## SOURCE EXCERPT
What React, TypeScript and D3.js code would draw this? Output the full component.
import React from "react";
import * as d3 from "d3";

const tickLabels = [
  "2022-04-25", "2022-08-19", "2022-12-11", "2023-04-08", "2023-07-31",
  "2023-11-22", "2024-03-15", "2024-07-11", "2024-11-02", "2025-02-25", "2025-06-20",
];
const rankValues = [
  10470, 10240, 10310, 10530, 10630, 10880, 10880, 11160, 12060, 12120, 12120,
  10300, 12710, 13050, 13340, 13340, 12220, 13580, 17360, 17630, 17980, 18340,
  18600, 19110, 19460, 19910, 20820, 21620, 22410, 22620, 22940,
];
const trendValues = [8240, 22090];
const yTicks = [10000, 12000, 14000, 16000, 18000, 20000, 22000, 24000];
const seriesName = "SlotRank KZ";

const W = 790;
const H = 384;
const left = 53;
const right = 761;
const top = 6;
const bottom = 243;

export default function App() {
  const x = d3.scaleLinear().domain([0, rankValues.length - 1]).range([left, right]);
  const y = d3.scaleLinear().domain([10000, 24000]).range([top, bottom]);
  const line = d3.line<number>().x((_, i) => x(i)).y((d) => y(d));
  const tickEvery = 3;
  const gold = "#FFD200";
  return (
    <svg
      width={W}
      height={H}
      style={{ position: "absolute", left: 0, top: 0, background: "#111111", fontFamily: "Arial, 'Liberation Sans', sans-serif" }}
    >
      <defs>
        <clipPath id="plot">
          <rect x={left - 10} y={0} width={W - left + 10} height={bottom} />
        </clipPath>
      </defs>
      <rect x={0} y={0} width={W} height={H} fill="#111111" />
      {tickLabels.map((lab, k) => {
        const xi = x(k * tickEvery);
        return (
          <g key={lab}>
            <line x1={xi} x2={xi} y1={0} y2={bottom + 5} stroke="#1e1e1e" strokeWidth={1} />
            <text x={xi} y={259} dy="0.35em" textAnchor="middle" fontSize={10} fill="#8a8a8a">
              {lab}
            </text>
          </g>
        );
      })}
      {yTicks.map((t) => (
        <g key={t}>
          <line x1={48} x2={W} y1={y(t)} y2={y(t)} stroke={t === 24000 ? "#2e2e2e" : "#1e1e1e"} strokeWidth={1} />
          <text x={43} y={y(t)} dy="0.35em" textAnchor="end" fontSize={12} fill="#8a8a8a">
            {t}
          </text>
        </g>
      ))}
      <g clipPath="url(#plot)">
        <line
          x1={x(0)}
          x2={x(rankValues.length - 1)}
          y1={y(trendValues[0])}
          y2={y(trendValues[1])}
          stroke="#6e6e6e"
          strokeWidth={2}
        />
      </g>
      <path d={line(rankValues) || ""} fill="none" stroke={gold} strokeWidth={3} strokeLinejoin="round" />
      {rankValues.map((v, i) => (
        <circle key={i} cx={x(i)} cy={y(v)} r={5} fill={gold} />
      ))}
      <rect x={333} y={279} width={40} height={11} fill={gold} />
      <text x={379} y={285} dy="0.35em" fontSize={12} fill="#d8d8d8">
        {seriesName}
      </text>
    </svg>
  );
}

## WHAT YOU ARE ASKED TO DO
Write the material out again word for word.

## OUTPUT OF THE EXERCISE
What React, TypeScript and D3.js code would draw this? Output the full component.
import React from "react";
import * as d3 from "d3";

const tickLabels = [
  "2022-04-25", "2022-08-19", "2022-12-11", "2023-04-08", "2023-07-31",
  "2023-11-22", "2024-03-15", "2024-07-11", "2024-11-02", "2025-02-25", "2025-06-20",
];
const rankValues = [
  10470, 10240, 10310, 10530, 10630, 10880, 10880, 11160, 12060, 12120, 12120,
  10300, 12710, 13050, 13340, 13340, 12220, 13580, 17360, 17630, 17980, 18340,
  18600, 19110, 19460, 19910, 20820, 21620, 22410, 22620, 22940,
];
const trendValues = [8240, 22090];
const yTicks = [10000, 12000, 14000, 16000, 18000, 20000, 22000, 24000];
const seriesName = "SlotRank KZ";

const W = 790;
const H = 384;
const left = 53;
const right = 761;
const top = 6;
const bottom = 243;

export default function App() {
  const x = d3.scaleLinear().domain([0, rankValues.length - 1]).range([left, right]);
  const y = d3.scaleLinear().domain([10000, 24000]).range([top, bottom]);
  const line = d3.line<number>().x((_, i) => x(i)).y((d) => y(d));
  const tickEvery = 3;
  const gold = "#FFD200";
  return (
    <svg
      width={W}
      height={H}
      style={{ position: "absolute", left: 0, top: 0, background: "#111111", fontFamily: "Arial, 'Liberation Sans', sans-serif" }}
    >
      <defs>
        <clipPath id="plot">
          <rect x={left - 10} y={0} width={W - left + 10} height={bottom} />
        </clipPath>
      </defs>
      <rect x={0} y={0} width={W} height={H} fill="#111111" />
      {tickLabels.map((lab, k) => {
        const xi = x(k * tickEvery);
        return (
          <g key={lab}>
            <line x1={xi} x2={xi} y1={0} y2={bottom + 5} stroke="#1e1e1e" strokeWidth={1} />
            <text x={xi} y={259} dy="0.35em" textAnchor="middle" fontSize={10} fill="#8a8a8a">
              {lab}
            </text>
          </g>
        );
      })}
      {yTicks.map((t) => (
        <g key={t}>
          <line x1={48} x2={W} y1={y(t)} y2={y(t)} stroke={t === 24000 ? "#2e2e2e" : "#1e1e1e"} strokeWidth={1} />
          <text x={43} y={y(t)} dy="0.35em" textAnchor="end" fontSize={12} fill="#8a8a8a">
            {t}
          </text>
        </g>
      ))}
      <g clipPath="url(#plot)">
        <line
          x1={x(0)}
          x2={x(rankValues.length - 1)}
          y1={y(trendValues[0])}
          y2={y(trendValues[1])}
          stroke="#6e6e6e"
          strokeWidth={2}
        />
      </g>
      <path d={line(rankValues) || ""} fill="none" stroke={gold} strokeWidth={3} strokeLinejoin="round" />
      {rankValues.map((v, i) => (
        <circle key={i} cx={x(i)} cy={y(v)} r={5} fill={gold} />
      ))}
      <rect x={333} y={279} width={40} height={11} fill={gold} />
      <text x={379} y={285} dy="0.35em" fontSize={12} fill="#d8d8d8">
        {seriesName}
      </text>
    </svg>
  );
}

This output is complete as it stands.